High mobility ultrathin (thinner than 10nm) amorphous Indium Zinc Oxide (a-IZO) films are deposited by Atomic Layer Deposition (ALD). Thickness is set as the main parameter, which is varied between 5nm ~ 50nm by changing the cycle numbers. It is easily predicted that the electrical conductivity shows serious degradation with decreasing thickness of the films because of the increase of the fraction of the surface. However, it is found that a-IZO shows less rapid decrease of the electrical conductivity than crystalline conducting oxides. Aluminum doped Zinc Oxide (AZO) is deposited by ALD to compare the various electrical properties such as mobility, carrier concentration, and resistivity with the a-IZO films. In addition, the resistivity data of Tin doped Indium Oxide (ITO) deposited by ALD is accepted from a literature for more appropriate comparison, because the resistivity of AZO film is one order of magnitude higher than those of IZO and ITO. The results say that with decreasing thickness, the resistivity of a-IZO decreases more slowly than those of crystalline AZO and ITO. As thickness varies from ~50nm to ~10nm, the resistivity of a-IZO goes up from 3.9 ˣ 10-4 Ω cm to 8.2 ˣ 10-4 Ω cm while that of AZO increases from 1.6 ˣ 10-3 Ω cm to 2.0 ˣ 10-2 Ω cm, and that of ITO increases from 3 ˣ 10-4 Ω cm to 9 ˣ 10-4 Ω cm.
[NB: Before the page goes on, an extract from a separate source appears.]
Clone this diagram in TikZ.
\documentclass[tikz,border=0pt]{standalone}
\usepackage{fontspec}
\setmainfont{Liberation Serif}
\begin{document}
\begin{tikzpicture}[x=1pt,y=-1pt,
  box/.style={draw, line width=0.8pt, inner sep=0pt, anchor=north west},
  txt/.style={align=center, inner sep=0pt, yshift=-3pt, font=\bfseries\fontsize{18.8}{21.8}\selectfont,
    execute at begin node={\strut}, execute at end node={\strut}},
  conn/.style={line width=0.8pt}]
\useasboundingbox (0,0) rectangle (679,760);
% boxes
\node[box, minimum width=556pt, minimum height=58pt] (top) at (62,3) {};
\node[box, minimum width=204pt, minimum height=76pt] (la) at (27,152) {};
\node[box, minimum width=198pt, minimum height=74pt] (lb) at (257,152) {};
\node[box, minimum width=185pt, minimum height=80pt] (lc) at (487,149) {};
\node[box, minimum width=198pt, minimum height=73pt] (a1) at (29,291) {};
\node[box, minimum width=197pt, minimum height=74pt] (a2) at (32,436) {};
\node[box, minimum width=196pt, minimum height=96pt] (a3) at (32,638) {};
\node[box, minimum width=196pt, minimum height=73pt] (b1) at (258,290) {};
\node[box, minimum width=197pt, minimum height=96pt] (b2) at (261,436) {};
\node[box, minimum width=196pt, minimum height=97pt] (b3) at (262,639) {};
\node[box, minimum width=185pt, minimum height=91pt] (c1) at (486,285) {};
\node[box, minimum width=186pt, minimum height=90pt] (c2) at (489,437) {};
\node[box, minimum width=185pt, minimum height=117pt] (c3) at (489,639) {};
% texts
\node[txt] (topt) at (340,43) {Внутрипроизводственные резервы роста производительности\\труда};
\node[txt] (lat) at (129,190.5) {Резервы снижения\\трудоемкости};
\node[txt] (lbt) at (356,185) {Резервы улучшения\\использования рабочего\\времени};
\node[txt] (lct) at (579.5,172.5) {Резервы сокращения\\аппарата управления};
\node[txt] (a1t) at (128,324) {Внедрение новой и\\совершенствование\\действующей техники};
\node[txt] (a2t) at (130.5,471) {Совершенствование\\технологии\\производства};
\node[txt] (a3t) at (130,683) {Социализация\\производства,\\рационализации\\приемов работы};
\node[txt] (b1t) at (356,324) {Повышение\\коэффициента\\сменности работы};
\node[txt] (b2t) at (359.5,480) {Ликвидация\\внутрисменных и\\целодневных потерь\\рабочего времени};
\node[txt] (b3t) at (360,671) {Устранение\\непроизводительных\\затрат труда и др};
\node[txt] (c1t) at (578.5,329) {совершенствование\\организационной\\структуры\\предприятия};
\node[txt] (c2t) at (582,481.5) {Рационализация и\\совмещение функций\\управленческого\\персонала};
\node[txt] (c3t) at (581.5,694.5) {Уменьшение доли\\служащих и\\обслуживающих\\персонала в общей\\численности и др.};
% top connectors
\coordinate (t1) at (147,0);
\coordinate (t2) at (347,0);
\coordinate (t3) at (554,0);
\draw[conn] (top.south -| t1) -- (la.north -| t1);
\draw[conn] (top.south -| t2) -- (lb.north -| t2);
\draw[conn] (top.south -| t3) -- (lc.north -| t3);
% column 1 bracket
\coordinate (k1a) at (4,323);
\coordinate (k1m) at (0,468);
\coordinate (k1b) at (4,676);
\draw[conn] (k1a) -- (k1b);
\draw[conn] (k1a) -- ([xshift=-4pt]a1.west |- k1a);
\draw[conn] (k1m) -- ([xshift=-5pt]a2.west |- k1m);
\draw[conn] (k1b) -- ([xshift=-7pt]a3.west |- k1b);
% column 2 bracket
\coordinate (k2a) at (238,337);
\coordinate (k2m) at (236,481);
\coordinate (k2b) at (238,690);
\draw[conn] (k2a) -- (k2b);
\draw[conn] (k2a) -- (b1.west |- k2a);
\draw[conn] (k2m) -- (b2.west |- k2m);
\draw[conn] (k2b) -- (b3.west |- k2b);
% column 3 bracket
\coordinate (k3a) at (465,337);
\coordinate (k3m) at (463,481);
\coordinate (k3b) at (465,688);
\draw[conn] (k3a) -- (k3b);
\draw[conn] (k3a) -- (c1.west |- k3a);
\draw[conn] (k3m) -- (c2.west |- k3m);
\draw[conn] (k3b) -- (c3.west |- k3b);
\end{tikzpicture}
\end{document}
Moreover, for ~5nm, the resistivity of ITO is about an order of magnitude higher than that of a-IZO, so the conductivity of a-IZO overtakes that of ITO at ~10nm film thickness. This phenomenon is attributed to the electron mobility degradation due to the grain boundary scattering in polycrystalline oxides. As film thickness gets thinner to or below the dimension of grain size, grain size becomes smaller because of the constraint of the dimension in the direction of film normal. Therefore, as thickness varies from ~50nm to ~10nm, the electron mobility of AZO film changes from 11.2 cm2 / V s to 5.6 cm2 / V s while that of a-IZO changes from 52.1 cm2 / V s to 40.6 cm2 / V s. The models of the mobility from grain boundary scattering and surface scattering are explained well in this work, and the absence of grain boundary scattering in amorphous oxides explains the excellent electrical properties of a-IZO.